Que esto pase tiene una explicación. Tiene que ver con el mundo para el que nos criaron y con lo que nos hemos encontrado. A las de mi edad nos explicaron que, para ser mujeres modernas, de nuestra época, debíamos ser independientes, autónomas, estar empoderadas y tener un currículum impecable y puesto de trabajo de cierto prestigio. Ahora bien, esto no es todo. Si la cosa se hubiera quedado ahí, nada se podría decir al respecto.

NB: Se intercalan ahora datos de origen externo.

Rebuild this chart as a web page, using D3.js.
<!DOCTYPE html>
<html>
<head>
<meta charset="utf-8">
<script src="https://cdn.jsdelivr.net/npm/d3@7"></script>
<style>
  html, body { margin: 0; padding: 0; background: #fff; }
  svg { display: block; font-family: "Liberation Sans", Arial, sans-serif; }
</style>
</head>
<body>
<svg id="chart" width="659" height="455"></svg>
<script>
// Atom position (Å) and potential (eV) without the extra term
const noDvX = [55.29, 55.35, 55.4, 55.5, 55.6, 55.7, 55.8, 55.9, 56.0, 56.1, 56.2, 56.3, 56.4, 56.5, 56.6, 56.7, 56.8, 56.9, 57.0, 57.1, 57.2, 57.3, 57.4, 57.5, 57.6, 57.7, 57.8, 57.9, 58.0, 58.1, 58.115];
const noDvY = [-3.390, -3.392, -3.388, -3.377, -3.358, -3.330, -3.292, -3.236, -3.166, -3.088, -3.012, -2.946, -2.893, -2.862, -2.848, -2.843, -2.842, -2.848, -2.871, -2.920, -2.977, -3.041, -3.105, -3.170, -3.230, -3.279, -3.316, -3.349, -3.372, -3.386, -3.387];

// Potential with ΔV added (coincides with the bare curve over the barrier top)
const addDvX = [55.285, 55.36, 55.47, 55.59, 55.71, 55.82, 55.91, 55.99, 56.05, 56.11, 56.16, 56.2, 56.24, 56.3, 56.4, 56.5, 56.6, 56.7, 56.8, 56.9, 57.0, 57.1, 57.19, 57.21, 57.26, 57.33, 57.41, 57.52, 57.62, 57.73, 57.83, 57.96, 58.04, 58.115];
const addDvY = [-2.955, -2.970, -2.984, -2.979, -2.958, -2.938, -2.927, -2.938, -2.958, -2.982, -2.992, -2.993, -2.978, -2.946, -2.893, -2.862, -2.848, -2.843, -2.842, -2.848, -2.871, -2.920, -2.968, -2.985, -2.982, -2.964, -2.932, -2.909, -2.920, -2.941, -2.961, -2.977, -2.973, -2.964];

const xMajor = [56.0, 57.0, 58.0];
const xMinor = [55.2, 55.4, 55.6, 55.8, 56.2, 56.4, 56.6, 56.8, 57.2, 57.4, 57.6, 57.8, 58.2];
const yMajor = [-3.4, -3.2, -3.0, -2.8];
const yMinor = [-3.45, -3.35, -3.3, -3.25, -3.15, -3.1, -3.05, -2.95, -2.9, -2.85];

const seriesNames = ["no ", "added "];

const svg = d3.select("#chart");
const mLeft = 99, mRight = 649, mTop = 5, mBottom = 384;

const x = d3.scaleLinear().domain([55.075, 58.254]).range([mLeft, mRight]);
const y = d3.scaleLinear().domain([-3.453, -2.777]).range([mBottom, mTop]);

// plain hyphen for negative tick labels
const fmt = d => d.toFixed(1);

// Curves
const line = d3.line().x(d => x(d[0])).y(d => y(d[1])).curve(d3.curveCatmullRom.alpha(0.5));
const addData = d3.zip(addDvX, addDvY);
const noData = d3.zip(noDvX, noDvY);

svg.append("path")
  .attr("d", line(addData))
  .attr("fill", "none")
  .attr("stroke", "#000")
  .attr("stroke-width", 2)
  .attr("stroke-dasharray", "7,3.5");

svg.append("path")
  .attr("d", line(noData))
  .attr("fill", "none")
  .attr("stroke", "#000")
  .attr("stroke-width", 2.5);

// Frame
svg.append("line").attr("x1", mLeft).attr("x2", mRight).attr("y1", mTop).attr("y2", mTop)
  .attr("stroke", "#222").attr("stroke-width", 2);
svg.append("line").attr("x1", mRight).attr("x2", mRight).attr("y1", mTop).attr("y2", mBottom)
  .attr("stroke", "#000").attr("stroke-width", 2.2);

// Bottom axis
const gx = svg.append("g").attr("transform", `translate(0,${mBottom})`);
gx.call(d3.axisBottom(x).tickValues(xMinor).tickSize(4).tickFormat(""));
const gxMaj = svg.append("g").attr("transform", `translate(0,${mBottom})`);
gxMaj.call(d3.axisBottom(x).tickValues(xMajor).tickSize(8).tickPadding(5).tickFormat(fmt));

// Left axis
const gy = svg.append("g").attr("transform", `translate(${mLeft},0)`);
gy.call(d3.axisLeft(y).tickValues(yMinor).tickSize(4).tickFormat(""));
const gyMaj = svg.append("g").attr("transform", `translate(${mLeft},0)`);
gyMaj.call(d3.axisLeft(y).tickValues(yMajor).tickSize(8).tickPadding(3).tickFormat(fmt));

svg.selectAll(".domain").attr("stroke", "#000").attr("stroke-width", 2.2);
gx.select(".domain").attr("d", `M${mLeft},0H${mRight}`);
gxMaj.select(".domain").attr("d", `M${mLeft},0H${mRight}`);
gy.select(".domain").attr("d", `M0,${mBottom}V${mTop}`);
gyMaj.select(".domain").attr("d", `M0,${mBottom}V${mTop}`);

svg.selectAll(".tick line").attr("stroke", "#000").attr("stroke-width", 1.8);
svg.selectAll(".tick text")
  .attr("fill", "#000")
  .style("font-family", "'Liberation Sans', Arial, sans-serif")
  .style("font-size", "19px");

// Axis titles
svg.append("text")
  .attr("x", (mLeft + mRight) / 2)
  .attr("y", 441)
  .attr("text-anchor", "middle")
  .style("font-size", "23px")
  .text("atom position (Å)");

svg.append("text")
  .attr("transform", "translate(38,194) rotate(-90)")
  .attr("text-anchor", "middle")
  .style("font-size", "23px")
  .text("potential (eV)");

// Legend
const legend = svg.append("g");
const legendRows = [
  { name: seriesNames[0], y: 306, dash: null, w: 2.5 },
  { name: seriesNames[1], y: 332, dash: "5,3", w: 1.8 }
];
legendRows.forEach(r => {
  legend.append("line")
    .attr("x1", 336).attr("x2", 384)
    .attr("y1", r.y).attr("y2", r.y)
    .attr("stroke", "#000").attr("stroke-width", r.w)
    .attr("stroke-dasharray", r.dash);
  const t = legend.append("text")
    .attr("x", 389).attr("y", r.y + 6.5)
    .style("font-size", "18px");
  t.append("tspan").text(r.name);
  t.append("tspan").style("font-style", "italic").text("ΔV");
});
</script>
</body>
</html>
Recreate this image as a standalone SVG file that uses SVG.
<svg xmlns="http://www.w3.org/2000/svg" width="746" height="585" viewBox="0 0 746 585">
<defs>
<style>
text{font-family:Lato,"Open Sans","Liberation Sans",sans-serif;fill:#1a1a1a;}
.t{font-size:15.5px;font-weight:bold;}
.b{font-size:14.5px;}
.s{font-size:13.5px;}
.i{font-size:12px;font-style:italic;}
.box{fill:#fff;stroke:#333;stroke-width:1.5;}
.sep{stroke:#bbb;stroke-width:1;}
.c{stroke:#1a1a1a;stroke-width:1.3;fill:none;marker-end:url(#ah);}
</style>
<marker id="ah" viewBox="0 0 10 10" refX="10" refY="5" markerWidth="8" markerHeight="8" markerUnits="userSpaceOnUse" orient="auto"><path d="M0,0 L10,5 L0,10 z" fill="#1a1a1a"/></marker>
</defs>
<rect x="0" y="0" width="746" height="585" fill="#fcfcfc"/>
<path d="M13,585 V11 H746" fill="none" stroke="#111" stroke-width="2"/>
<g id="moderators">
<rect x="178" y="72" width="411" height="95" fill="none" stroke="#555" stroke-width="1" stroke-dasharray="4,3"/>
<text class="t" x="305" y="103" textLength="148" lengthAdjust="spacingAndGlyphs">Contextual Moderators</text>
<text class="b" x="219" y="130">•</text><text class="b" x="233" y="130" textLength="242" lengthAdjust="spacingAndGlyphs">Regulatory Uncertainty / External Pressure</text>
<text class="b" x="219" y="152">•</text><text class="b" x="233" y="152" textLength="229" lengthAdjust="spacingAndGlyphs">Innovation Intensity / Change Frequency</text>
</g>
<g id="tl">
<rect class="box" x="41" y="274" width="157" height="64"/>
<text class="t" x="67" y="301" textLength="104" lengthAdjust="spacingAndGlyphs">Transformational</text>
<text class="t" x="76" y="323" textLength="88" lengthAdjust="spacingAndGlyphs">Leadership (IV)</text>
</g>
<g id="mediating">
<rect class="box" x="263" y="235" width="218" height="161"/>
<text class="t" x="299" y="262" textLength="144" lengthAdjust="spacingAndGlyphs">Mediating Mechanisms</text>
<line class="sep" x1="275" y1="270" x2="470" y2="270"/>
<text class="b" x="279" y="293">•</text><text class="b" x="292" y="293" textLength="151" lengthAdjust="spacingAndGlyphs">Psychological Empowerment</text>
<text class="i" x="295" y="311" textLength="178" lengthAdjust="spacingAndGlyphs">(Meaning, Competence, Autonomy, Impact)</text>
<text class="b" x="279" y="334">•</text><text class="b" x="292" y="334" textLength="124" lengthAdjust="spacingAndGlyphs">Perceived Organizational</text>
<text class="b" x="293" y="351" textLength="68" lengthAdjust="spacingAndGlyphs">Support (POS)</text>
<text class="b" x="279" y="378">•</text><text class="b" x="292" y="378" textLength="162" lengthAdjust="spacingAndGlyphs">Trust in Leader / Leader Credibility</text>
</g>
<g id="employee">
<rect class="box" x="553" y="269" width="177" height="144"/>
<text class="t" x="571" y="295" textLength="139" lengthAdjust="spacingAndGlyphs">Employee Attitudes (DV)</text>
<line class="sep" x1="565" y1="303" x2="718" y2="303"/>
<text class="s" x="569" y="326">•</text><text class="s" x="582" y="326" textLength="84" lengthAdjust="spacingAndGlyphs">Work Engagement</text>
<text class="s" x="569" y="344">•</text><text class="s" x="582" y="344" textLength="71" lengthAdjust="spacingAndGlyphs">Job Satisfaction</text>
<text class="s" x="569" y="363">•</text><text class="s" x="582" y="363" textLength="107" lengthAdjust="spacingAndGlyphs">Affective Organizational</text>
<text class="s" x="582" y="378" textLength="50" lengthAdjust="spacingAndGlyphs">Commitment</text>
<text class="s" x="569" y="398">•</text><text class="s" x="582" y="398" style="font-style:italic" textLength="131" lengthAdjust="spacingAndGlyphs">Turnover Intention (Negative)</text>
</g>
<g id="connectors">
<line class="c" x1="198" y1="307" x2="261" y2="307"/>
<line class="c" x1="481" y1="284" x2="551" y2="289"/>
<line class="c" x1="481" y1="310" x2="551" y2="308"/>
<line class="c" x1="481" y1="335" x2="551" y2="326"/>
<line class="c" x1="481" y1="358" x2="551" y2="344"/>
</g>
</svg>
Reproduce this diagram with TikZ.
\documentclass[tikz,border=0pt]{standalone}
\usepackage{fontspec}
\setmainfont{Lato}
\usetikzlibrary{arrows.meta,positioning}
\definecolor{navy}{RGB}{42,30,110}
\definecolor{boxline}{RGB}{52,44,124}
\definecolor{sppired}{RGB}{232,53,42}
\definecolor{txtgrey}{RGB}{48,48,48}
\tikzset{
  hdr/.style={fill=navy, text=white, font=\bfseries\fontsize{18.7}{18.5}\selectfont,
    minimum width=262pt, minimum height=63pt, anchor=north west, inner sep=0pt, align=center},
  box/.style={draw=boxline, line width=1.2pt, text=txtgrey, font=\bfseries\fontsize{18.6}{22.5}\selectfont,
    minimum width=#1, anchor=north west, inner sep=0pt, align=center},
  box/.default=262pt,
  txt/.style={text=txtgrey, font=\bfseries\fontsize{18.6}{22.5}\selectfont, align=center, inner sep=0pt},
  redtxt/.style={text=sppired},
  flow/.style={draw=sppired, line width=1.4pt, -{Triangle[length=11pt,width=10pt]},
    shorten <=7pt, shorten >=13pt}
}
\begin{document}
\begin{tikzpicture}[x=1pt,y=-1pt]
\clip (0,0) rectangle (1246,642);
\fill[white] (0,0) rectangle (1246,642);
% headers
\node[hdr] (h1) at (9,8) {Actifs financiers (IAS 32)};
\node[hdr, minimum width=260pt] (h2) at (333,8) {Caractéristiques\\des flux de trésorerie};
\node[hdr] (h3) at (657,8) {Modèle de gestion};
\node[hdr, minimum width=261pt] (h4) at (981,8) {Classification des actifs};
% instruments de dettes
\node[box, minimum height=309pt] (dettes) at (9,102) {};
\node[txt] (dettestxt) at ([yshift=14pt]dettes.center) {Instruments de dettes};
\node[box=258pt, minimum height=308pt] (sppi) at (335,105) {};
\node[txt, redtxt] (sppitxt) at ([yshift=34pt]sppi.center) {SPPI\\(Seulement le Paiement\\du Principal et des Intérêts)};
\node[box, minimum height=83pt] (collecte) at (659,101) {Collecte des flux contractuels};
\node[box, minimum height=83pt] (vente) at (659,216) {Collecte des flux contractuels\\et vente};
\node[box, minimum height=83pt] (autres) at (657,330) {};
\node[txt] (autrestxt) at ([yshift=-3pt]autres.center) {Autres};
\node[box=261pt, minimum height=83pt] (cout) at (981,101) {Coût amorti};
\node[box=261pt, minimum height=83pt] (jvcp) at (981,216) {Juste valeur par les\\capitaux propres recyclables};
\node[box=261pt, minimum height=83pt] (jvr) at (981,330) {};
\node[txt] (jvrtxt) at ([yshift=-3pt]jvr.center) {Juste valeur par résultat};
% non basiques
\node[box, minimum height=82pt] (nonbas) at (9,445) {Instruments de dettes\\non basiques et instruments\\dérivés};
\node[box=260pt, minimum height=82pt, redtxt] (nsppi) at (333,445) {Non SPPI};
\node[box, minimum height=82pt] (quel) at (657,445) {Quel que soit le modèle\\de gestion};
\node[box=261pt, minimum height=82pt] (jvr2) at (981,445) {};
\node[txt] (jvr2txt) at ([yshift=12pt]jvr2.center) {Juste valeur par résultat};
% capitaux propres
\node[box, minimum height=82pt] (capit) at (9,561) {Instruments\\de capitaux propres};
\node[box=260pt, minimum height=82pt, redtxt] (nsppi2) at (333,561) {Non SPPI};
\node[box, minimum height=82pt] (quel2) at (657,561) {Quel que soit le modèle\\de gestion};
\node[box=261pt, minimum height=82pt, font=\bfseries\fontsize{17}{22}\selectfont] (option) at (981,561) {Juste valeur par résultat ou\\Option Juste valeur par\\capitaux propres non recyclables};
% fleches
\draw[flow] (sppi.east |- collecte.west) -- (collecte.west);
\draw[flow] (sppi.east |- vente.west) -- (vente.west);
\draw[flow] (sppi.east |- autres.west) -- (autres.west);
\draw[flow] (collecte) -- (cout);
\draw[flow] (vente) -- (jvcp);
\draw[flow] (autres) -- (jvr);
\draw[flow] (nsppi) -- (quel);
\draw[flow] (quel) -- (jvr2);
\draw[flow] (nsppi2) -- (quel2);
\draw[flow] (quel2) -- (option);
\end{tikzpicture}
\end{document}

La cuestión está en que este discurso con el que crecimos, socializamos y del que, de un modo u otro, seguimos alimentándonos, viene acompañado de otro bien distinto. Se suma a esta primera imagen otra que no sólo contradice a la primera, sino que, en ocasiones, puede incluso cortocircuitarla. Esa segunda parte que se añade a la anterior dibuja a una mujer de características bien distintas. También fuimos preparadas para ser excelentes amas de casa, encontrar un marido (en su defecto, pareja) con quien compartir una vida entera, tener hijos, ser felices y comer perdices para siempre.

El asunto es que si una se ocupa de la primera parte del discurso haciendo másteres a troche y moche, viajando y ocupando puestos de responsabilidad en la empresa que se tercie, las perdices pronto se pudren y empiezan a oler. Porque, hay que decir, a la superwoman nacida en los 90 todavía ni le han salido alas ni domina el don de la ubicuidad. Lejos de haber solucionado su situación, esta no hace más que empeorar irremediablemente.

Cierto es que cada vez son más las instituciones que se hacen cargo de la situación, (o eso dicen), y parece que se comienza a tomar conciencia del asunto. Cierto es que, cada vez más, entre nosotras, podemos comentar que esto está pasando sin temor a que nos juzguen como se hubiera hecho años atrás. La cosa es que hacemos con lo que en nuestro interior sentimos. Es decir, por más que la sociedad comience a admitir un nuevo rol femenino, un nuevo papel de la mujer en la sociedad, lo que me preocupa es ¿qué hacer con esto que siento? Porque, aunque para las que vengan, actuar sólo desde esa modernidad que antes decía, será lo más normal del mundo, nosotras tenemos grabado a fuego la dualidad del discurso. Y así es: aquello que nos inculcaron de niñas, previsiblemente va a seguir ahí hasta que nos muramos.